そんなときに、SHIROBAKOと出会った。
好きなものへの妥協なきものづくり
強いものづくりへのこだわりを持っている人間からすると、2話を始めとする、よりよいものを作るために妥協せずに作ろうと決めるストーリーは琴線に触れた。アニメーターはエンジニアよりもよっぽど大変な労働環境で、「アニメが好き」という一点でみんな頑張ってる。そこにとても励まされた。もう、えくそだすの重すぎる作画のシーンを最後まで妥協せずに方法を探って完成させるところとか、強いこだわりを持って空回りして夢を潰されて捻くれてしまった平岡が少しつづ報われていくところや、アニメを最高の形で終わらせるために野亀先生とあつく議論を交わす監督とか、もう記事を書いているといろいろ思い出してうまくまとめられない。 こんなに「アニメが好き」という気持ちからくる「よいアニメを作りたい」というモチベーションからの行動力にすごい感動した。 まとめると
- よいものを作るこだわりを妥協せず貫き通した末に報われたストーリーに感動した
- 本当に好きなものを作るエネルギーってすごい
ってことだと思う。
トライアンドエラーの繰り返し
3話のミムジーとロロの会話を引用する
ミムジー「リテイクってやり直しでしょ? やり直しばっかり!」
ロロ「仕方ないよ、ミムジー。そりゃ一気に完璧なものが作れたらそれがベストだけど、中々そうはいかないんだよ」
ミムジー「おんなじカット、何べんも何べんもやり直してさ! 一発で決めろよ!」
ロロ「トライアンドエラーの繰り返しで、少しずつ完成させていくしかないんだよ。原始的に見えるけど、描かないと分からないことだってあるんだから」
ミムジー「変な仕事! 変な人たち!」
ハッとした。アプリ開発もまさしくこの通りである。ユーザーが直接操作するアプリでは、使いやすいユーザーインターフェイスを実現するためには、トライアンドエラーを重ねて、企画時には分からなかった、こっちのほうがいい、あっちのほうがいい、という検討を繰り返す。実際に作って動かしてみないと分からないことがとても多い。

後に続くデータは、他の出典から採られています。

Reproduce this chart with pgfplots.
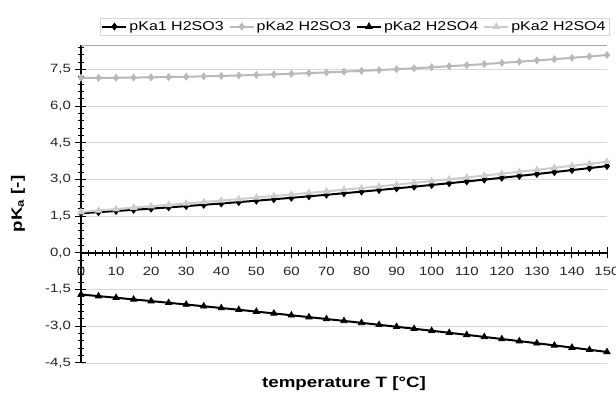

監督「作品って、作ってくうちにキャラも成長していくよね? 」
そう!! 作っていくうちに、こうしたほうが使いやすい、便利、カッコイイということが多くある。
それから僕は、最初から完璧な仕様書を求めることはなくなった。 最初から完璧なものが頭の中にあることなんてない。その時はよいと思っていたアイデアが後から考えればダメだったなんてことはたくさんある。途中で変更するのは、よりよいものを生み出すのに必要なこと。幸運なことに、内製で作っているので、変更のアイデアがあればドンドン出すことができ、よりよいものにしていける。この環境をフルに生かし、アプリもどんどん成長させていこうと思った。 開発途中でも企画・デザイナーに画面を見せて、意図したものとイメージが一致しているかを確認する、おかしいと思ったらすぐ確認する、中間レビューを提案するなど、方向性を修正できるコミュニケーションを増やした。
最後に
こんな感じで、エンジニアとして深く影響を受けた。だけどなんか思ったようにうまく書けなかった気がする。 これからも公私共に、好きなもの、面白いもの、役に立つものを全力で作っていきたい。よいものづくりを!